Oh my,
The good thing about your painting is that you're so enthusiastic about it. That's a good starting point. But all we have for the start....
You need to learn almost everything - starting with proper preparation of miniatures (isn't it a moldline on the powerfist veteran's leg?), proper way of applying paint and controlling its flow (no, drybrushing may be good for fast painting of armies, but unless you are a experienced painter keep away from it when painting a normal miniature), learning precision of your brushstrokes, learning to add more contrasts...
Now you can make your miniatures colorful. That's not bad, but we don't have much more to improve yet. We need to return to the very basics.
So the first steps would be:
1. Take one PLASTIC miniature. They're cheap and much easier to prepare for painting. They are much smoother than metal minis and less detailed. That's great for now. A plastic space marine will do.
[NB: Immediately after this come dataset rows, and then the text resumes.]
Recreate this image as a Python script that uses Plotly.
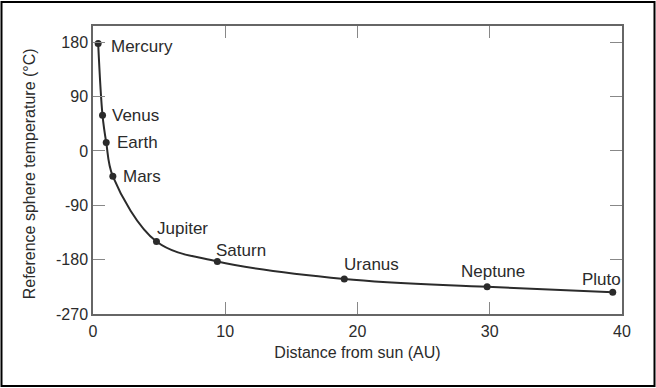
import plotly.graph_objects as go

planets = ["Mercury", "Venus", "Earth", "Mars", "Jupiter", "Saturn", "Uranus", "Neptune", "Pluto"]
distance_au = [0.39, 0.72, 1.0, 1.5, 4.8, 9.4, 19.0, 29.8, 39.3]
temperature_c = [178, 59, 14, -42, -150, -183, -212, -225, -234]
x_ticks = [0, 10, 20, 30, 40]
y_ticks = [180, 90, 0, -90, -180, -270]
y_tick_text = ["180", "90", "0", "-90", "-180", "-270"]

# label offsets in pixels (left edge of label relative to point, vertical shift)
label_dx = [11, 7, 9, 8, -1, -3, -2, -28, -33]
label_dy = [-3, 0, 0, 0, 13, 11, 14, 15, 13]

FONT = "Liberation Sans, Arial, sans-serif"
INK = "#2b2b2b"

fig = go.Figure()
fig.add_trace(go.Scatter(
    x=distance_au, y=temperature_c,
    mode="lines+markers",
    line=dict(color=INK, width=2, shape="spline", smoothing=1.0),
    marker=dict(color=INK, size=7),
    showlegend=False,
    cliponaxis=False,
))

for name, xv, yv, dx, dy in zip(planets, distance_au, temperature_c, label_dx, label_dy):
    fig.add_annotation(x=xv, y=yv, text=name, showarrow=False,
                       xanchor="left", yanchor="middle", xshift=dx, yshift=dy,
                       font=dict(family=FONT, size=17, color=INK))

# y-axis title placed as an annotation to match the original position
fig.add_annotation(xref="paper", yref="paper", x=(29 - 93) / 529, y=0.485,
                   text="Reference sphere temperature (°C)", textangle=-90,
                   showarrow=False, xanchor="center", yanchor="middle",
                   font=dict(family=FONT, size=16, color=INK))

axis_common = dict(
    showline=True, linecolor="#666666", linewidth=1.5, mirror="ticks",
    ticks="inside", ticklen=12, tickcolor="#888888", tickwidth=1,
    showgrid=False, zeroline=False,
    tickfont=dict(family=FONT, size=16, color=INK),
)

fig.update_xaxes(range=[0, 40], tickvals=x_ticks, ticklabelstandoff=2,
                 title=dict(text="Distance from sun (AU)", font=dict(family=FONT, size=16, color=INK), standoff=8),
                 **axis_common)
fig.update_yaxes(range=[-270, 207], tickvals=y_ticks, ticktext=y_tick_text,
                 **axis_common)

# outer frame around the whole image
fig.add_shape(type="rect", xref="paper", yref="paper",
              x0=(1.5 - 93) / 529, x1=(654.5 - 93) / 529,
              y0=(314 - 386) / 288, y1=(314 - 2) / 288,
              line=dict(color="black", width=2), layer="above")

fig.update_layout(
    width=656, height=388,
    margin=dict(l=93, r=34, t=26, b=74),
    paper_bgcolor="white", plot_bgcolor="white",
    font=dict(family=FONT, color=INK),
)

fig.write_html("out.html", config={"displayModeBar": False},
               post_script="document.body.style.margin='0';")
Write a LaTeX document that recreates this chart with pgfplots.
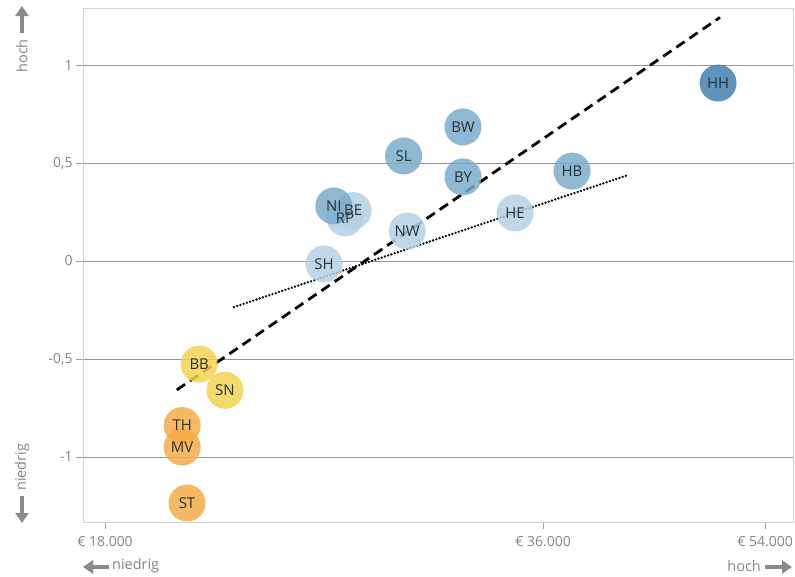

2. Basecoat it WHITE or PALE GREY. It will make it easier to cover with any color, including difficult colors like reds or yellows.
3. FORGET about drybrushing. Completely forget about it! Learn to paint with wet paint and apply details MANUALLY - trust the manual placement of highlights, not random dry brushstrokes.
4. Take one color you feel comfortable with. It can be blue, red, yellow, green. Keep it clean and bright.
5. Thin the paint slightly and color all the parts which need to be painted this way. Make it neat, make it smooth, make it flat. Don't let too much paint to stay in the recesses and cover details. Move on to other colors. For now paint NO details, NO highlights, NO shadows. Flat, neat painting.
show us if you can do it.
if you can, then move on to:
6. You know Polish and so go to the Polish section and read Gildor's thread. Read all the advice he was receiving, especially focus on the exercise we gave him: the one to paint a miniature with flat neat colors and SIMPLE but CLEAN edging and darklining.
7. Do the exercise.
show us the results.
if they're good - we'll move on to contrast, detailing and color theory.